Dowódcą tej grupy był gen. Kestranek, szefem sztabu podpułkownik Gerbert. Prócz
100 p .p, pozostającego pod moją komendą – w skład dywizji wchodziły: 56 p. p.
wadowicki, 20 p.p nowosądecki, 57 p.p. tarnowski, brygada artylerji pod
dowództwem gen. Rozwadowskiego i wreszcie wyżej wzmiankowanym 3 p.p. morawski w
ilości dwóch bataljonów. Grupa ta miała jedno z najcięższych zadań, mając do
zdobycia górę Pustkę – klucz całej pozycji rosyjskiej. Był on świetnie broniony
przez taktykę dowództwa rosyjskiego, tak, że sami Niemcy przyznawali, iż
zdobycie góry Pustki będzie bardzo trudne i że oni dopiero atakiem swym na inne
pozycje ułatwią Austrjakom robotę. Tymczasem stało się inaczej.
- Jakie
formacje, prócz dywizji dwunastej, brały udział w bitwie? – rzuca pytanie.
- Prócz „nas” –
zajmowały pod Gorlicami pozycje: Niemiecki korpus gwardji, VI austrjacki, XLI
niemiecki rezerwowy, X niemiecki i wreszcie czasowo skombinowany korpus gen.
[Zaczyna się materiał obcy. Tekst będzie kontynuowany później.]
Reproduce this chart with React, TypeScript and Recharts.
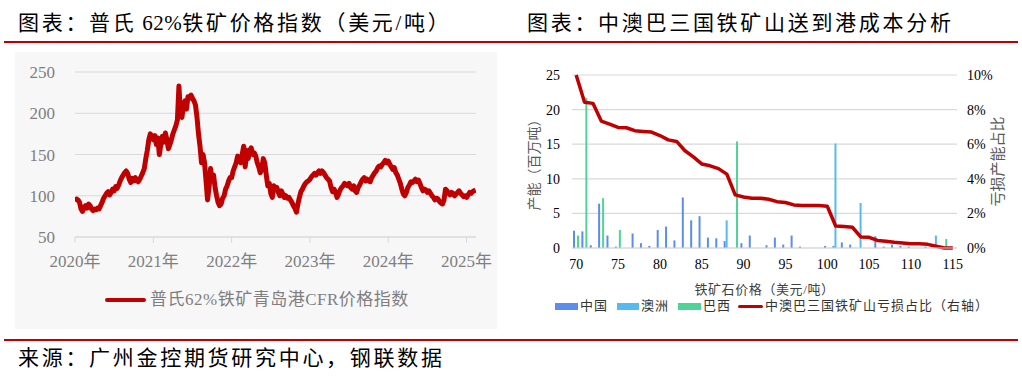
import React from 'react';
import { LineChart, Line, XAxis, YAxis, CartesianGrid, ComposedChart, Bar } from 'recharts';

const FONT = "'Liberation Serif', 'Noto Sans CJK SC', serif";

// ---------- Left chart: Platts 62% index (weekly readings) ----------
const yearTicks = [2020, 2021, 2022, 2023, 2024, 2025];
const price2020 = [93, 96, 95, 92, 84, 81, 86, 88, 85, 90, 88, 84, 82, 84, 83, 85, 84, 88, 92, 97, 100, 103, 105, 101, 104, 108, 106, 111, 109, 113, 118, 122, 125, 128, 130, 127, 120, 116, 121, 118, 122, 119, 117, 120, 124, 128, 133, 145, 155, 168, 175, 172];
const price2021 = [168, 173, 162, 170, 150, 162, 172, 165, 176, 168, 157, 162, 168, 175, 180, 185, 192, 233, 200, 195, 210, 215, 205, 220, 218, 222, 218, 215, 210, 195, 175, 160, 140, 150, 140, 118, 95, 110, 133, 120, 125, 110, 100, 92, 88, 90, 97, 100, 108, 112, 118, 122];
const price2022 = [122, 130, 135, 140, 148, 145, 140, 150, 160, 135, 155, 145, 155, 158, 150, 152, 148, 140, 135, 128, 132, 145, 140, 125, 112, 115, 103, 98, 112, 108, 110, 104, 100, 106, 102, 98, 100, 97, 98, 95, 92, 88, 85, 80, 90, 98, 105, 108, 112, 115, 117, 118];
const price2023 = [120, 123, 125, 127, 125, 128, 130, 127, 130, 128, 125, 122, 120, 118, 110, 105, 108, 104, 98, 102, 107, 110, 112, 115, 113, 112, 115, 110, 108, 112, 106, 104, 110, 113, 117, 120, 122, 118, 120, 118, 117, 122, 125, 128, 130, 134, 136, 135, 138, 140, 143, 140];
const price2024 = [142, 138, 135, 132, 134, 128, 125, 120, 115, 108, 102, 100, 104, 110, 113, 117, 116, 118, 120, 117, 119, 115, 110, 106, 108, 107, 104, 106, 103, 100, 98, 95, 97, 96, 93, 91, 90, 95, 108, 106, 103, 101, 104, 103, 100, 102, 104, 106, 103, 101, 99, 100];
const price2025 = [98, 101, 104, 103, 105, 106, 107];

const priceYears: [number, number[]][] = [
  [2020, price2020], [2021, price2021], [2022, price2022],
  [2023, price2023], [2024, price2024], [2025, price2025],
];
const priceData: { t: number; v: number }[] = [];
priceYears.forEach(([y, arr]) => arr.forEach((v, i) => priceData.push({ t: y + i / 52, v })));

// ---------- Right chart: cost curve ----------
const costPrices = [70, 71, 72, 73, 74, 75, 76, 77, 78, 79, 80, 81, 82, 83, 84, 85, 86, 87, 88, 89, 90, 91, 92, 93, 94, 95, 96, 97, 98, 99, 100, 101, 102, 103, 104, 105, 106, 107, 108, 109, 110, 111, 112, 113, 114, 115];
const chinaCap = [2.5, 2.4, 0.4, 6.4, 1.8, 0.2, null, 2.1, 0.7, 0.3, 2.6, 3.1, 1.1, 7.3, 4.0, 4.6, 1.5, 1.4, 1.0, null, 0.7, 1.8, null, 0.4, 1.5, 0.5, 1.8, 0.2, null, null, 0.3, 0.3, 0.8, 0.5, null, null, 1.7, 0.2, 0.5, 0.3, 0.2, null, 0.2, null, null, null];
const ausCap = [null, null, null, null, null, null, null, null, null, null, null, null, null, null, null, null, null, null, 4.0, null, null, null, null, null, null, null, null, null, null, null, null, 15.1, null, null, 6.5, null, null, null, null, null, null, null, null, 1.8, null, null];
const brazilCap = [1.8, 21.7, null, 7.2, null, 2.6, null, null, null, null, null, null, null, null, null, null, null, null, null, 15.4, null, null, null, null, null, null, null, null, null, null, null, null, null, null, null, null, null, null, null, null, null, null, null, null, 1.3, null];
const lossShare = [0.1, 0.0842, 0.0836, 0.0734, 0.0716, 0.0697, 0.0695, 0.0678, 0.0674, 0.067, 0.065, 0.0625, 0.0616, 0.0562, 0.0527, 0.0486, 0.0475, 0.0459, 0.0427, 0.0307, 0.0295, 0.0288, 0.0288, 0.0282, 0.0268, 0.0263, 0.0249, 0.0245, 0.0245, 0.0245, 0.0241, 0.0127, 0.0124, 0.012, 0.0064, 0.0062, 0.0044, 0.0039, 0.0033, 0.0029, 0.0025, 0.0025, 0.0021, 0.001, 0, 0];
const capTicks = [0, 5, 10, 15, 20, 25];
const shareTicks = [0, 0.02, 0.04, 0.06, 0.08, 0.1];

const costData = costPrices.map((p, i) => ({
  p, cn: chinaCap[i], au: ausCap[i], br: brazilCap[i], loss: lossShare[i],
}));

const RED = '#C00000';
const CN = '#5B8EEA';
const AU = '#55BAF0';
const BR = '#4ED497';

const abs = (s: React.CSSProperties): React.CSSProperties => ({ position: 'absolute', whiteSpace: 'nowrap', ...s });
const legendText: React.CSSProperties = { fontSize: 13, lineHeight: '16px', color: '#333', letterSpacing: 1 };

export default function App() {
  return (
    <div style={{ position: 'absolute', left: 0, top: 0, width: 1022, height: 377, background: '#fff', overflow: 'hidden', fontFamily: FONT }}>
      {/* Titles */}
      <div style={abs({ left: 18, top: 13, fontSize: 21, lineHeight: '21px', letterSpacing: 2.7, color: '#000' })}>
        图表：普氏<span style={{ letterSpacing: 0.5 }}> 62%</span>铁矿价格指数（美元/吨）
      </div>
      <div style={abs({ left: 527, top: 13, fontSize: 21, lineHeight: '21px', letterSpacing: 2.7, color: '#000' })}>
        图表：中澳巴三国铁矿山送到港成本分析
      </div>
      <div style={abs({ left: 4, top: 41, width: 1014, height: 1.5, background: RED })} />

      {/* Left chart */}
      <div style={abs({ left: 15, top: 52, width: 482, height: 277, background: '#f7f7f7' })}>
        <LineChart width={482} height={277} data={priceData} margin={{ top: 20, right: 21, bottom: 62, left: 0 }}>
          <CartesianGrid vertical={false} stroke="#d9d9d9" strokeWidth={1.2} />
          <XAxis
            dataKey="t" type="number" domain={[2020, 2025.12]} allowDataOverflow ticks={yearTicks}
            tickFormatter={(v: number) => `${v}年`} height={30}
            axisLine={{ stroke: '#d9d9d9' }} tickLine={{ stroke: '#d9d9d9' }} tickSize={6} tickMargin={12}
            tick={{ fontSize: 17, fill: '#7f7f7f', fontFamily: FONT }}
          />
          <YAxis
            domain={[50, 250]} ticks={[50, 100, 150, 200, 250]} width={60}
            axisLine={false} tickLine={false} tickMargin={14}
            tick={{ fontSize: 17, fill: '#7f7f7f', fontFamily: FONT }}
          />
          <Line dataKey="v" stroke={RED} strokeWidth={5} strokeLinejoin="round" dot={false} activeDot={false} type="linear" isAnimationActive={false} />
        </LineChart>
        <div style={abs({ left: 90, top: 246, width: 41, height: 4, background: RED, borderRadius: 2 })} />
        <div style={abs({ left: 135, top: 238, fontSize: 17, lineHeight: '20px', color: '#7f7f7f', letterSpacing: 0.5 })}>
          普氏62%铁矿青岛港CFR价格指数
        </div>
      </div>

      {/* Right chart */}
      <div style={abs({ left: 515, top: 52, width: 503, height: 280 })}>
        <ComposedChart width={503} height={280} data={costData} barGap={0} margin={{ top: 23, right: 0, bottom: 54, left: 0 }}>
          <CartesianGrid vertical={false} stroke="#d9d9d9" strokeWidth={1.2} yAxisId="l" />
          <XAxis
            dataKey="p" interval={4} height={30}
            axisLine={{ stroke: '#d9d9d9' }} tickLine={false} tickMargin={5}
            tick={{ fontSize: 14, fill: '#000', fontFamily: FONT }}
            label={{ value: '铁矿石价格（美元/吨）', position: 'bottom', offset: 7, fontSize: 13, fill: '#404040', fontFamily: FONT, letterSpacing: 0.6 }}
          />
          <YAxis
            yAxisId="l" domain={[0, 25]} ticks={capTicks} width={57}
            axisLine={false} tickLine={false} tickMargin={6}
            tick={{ fontSize: 14, fill: '#000', fontFamily: FONT }}
            label={{ value: '产能（百万吨）', angle: -90, position: 'insideLeft', offset: 19, textAnchor: 'middle', fontSize: 14, fill: '#595959', fontFamily: FONT }}
          />
          <YAxis
            yAxisId="r" orientation="right" domain={[0, 0.1]} ticks={shareTicks} width={61}
            axisLine={false} tickLine={false} tickMargin={4}
            tickFormatter={(v: number) => `${Math.round(v * 100)}%`}
            tick={{ fontSize: 14, fill: '#000', fontFamily: FONT }}
            label={{ value: '亏损产能占比', angle: -90, position: 'insideRight', offset: 20, textAnchor: 'middle', fontSize: 15, fill: '#595959', fontFamily: FONT }}
          />
          <Bar yAxisId="l" dataKey="cn" fill={CN} barSize={2} isAnimationActive={false} />
          <Bar yAxisId="l" dataKey="au" fill={AU} barSize={2} isAnimationActive={false} />
          <Bar yAxisId="l" dataKey="br" fill={BR} barSize={2} isAnimationActive={false} />
          <Line yAxisId="r" dataKey="loss" stroke={RED} strokeWidth={3.5} strokeLinejoin="round" dot={false} activeDot={false} type="linear" isAnimationActive={false} />
        </ComposedChart>
        <div style={abs({ left: 40, top: 251, width: 23, height: 7, background: CN })} />
        <div style={abs({ left: 65, top: 246, ...legendText })}>中国</div>
        <div style={abs({ left: 102, top: 251, width: 22, height: 7, background: AU })} />
        <div style={abs({ left: 126, top: 246, ...legendText })}>澳洲</div>
        <div style={abs({ left: 163, top: 251, width: 23, height: 7, background: BR })} />
        <div style={abs({ left: 188, top: 246, ...legendText })}>巴西</div>
        <div style={abs({ left: 223, top: 253, width: 25, height: 3, background: RED, borderRadius: 1.5 })} />
        <div style={abs({ left: 250, top: 246, ...legendText })}>中澳巴三国铁矿山亏损占比（右轴）</div>
      </div>

      {/* Footer */}
      <div style={abs({ left: 4, top: 339, width: 1014, height: 1.5, background: RED })} />
      <div style={abs({ left: 18, top: 348, fontSize: 21, lineHeight: '21px', letterSpacing: 2.7, color: '#000' })}>
        来源：广州金控期货研究中心，钢联数据
      </div>
    </div>
  );
}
Von. Kneusla, składający się ze 119 dywizji niemieckiej piechoty i 11
bawarskiej dywizji piechoty. Armja cała pozostawała pod dowództwem
generała-pułkownika v. Mackensen, zefem sztabu armji był płk. V. Seeckt.
- Wspomniał Pan generał o przechyleniu szali
zwycięstwa przez polskie pułki dwunastej dywizji. Jak się to odbyło?
- Decydującym
momentem – odpowiada generał – było, jak już panu wspomniałem, zdobycie góry
Pustki, którą wzięliśmy szturmem ku wielkiemu zdumieniu Niemców, uważających te
punkt za niezdobyty bez flankującego przez inne oddziały armji, natarcia.
Dywizja 12-ta „austrjacka” na całym froncie armji Mackensena pierwsza zdobyła
klucz ten dnia 2 maja 1915 r. – już o godzinie 11-stej 50 m ., kiedy przeciwnie
gwardia niemiecka dopiero około 13-stej pop. Wzięła Staszkówkę. 81 rezerwowa,
mocno „nadszarpana”, przycupnęła w odległości około 600 m . od pozycji
nieprzyjacielskiej i dopiero o godz. 16-tej mogła ponownie podjąć atak na las
Kamieniecki – przy wydatnej pomocy „ austrjackiego” 57 p.p. z Tarnowa. W ten
sposób rozpoczął się pogrom Rosjan, który dziesiątego dnia morderczej bitwy
zamienił się niemal w rzeź.
- Jakie były
korzyści gorlickiego zwycięstwa?
- Niestety, nie
takie, jakiego oczekiwało dowództwo armji. Dowództwu chodziło o całkowite
złamanie przeciwnika i przejście do wojny ruchowej. Tymczasem Rosjanie z
podziwu godną zręcznością zdołali przeciwstawić nowe linje oporu – ochłonąwszy
po straszliwej gorlickiej rzezi. Mieliśmy potem z nimi wiele jeszcze „roboty”.
W każdym razie zrobiliśmy dobry początek i przełamaliśmy „żelazny front” – a to
znaczyło wtedy wszystko! – Tu generał ożywił się i mówi:
- Po
zwycięstwie pod Gorlicami kazałem zrobić plakietę w ilości kilku sztuk
wyobrażającą atak 100 p.p. na górę Pustkę. Jedną sztukę posłałem potem
cesarzowi wraz z specjalnem pismem, w którem podkreśliłem, że „100 polski pułk
ziemi Cieszyńskiej dumnym jest, iż na ziemi polskiej pobił odwiecznego wroga”.
To podkreślenie „polskiego zwycięstwa” pod Gorlicami wywołało później niechęć
Niemców, którzy zresztą nie mogli nie przyznać mi racji.
Po dwóch prawie
godzinach pogawędki – opuszczam gościnne progi Państwa Latiników, „wyekwipowany” na drogę dwoma książkami
generała i mnóstwem fotografji z terenu operacyjnego pod Gorlicami, z których
najciekawsze właśnie Czytelnikom naszym reprodukujemy. C.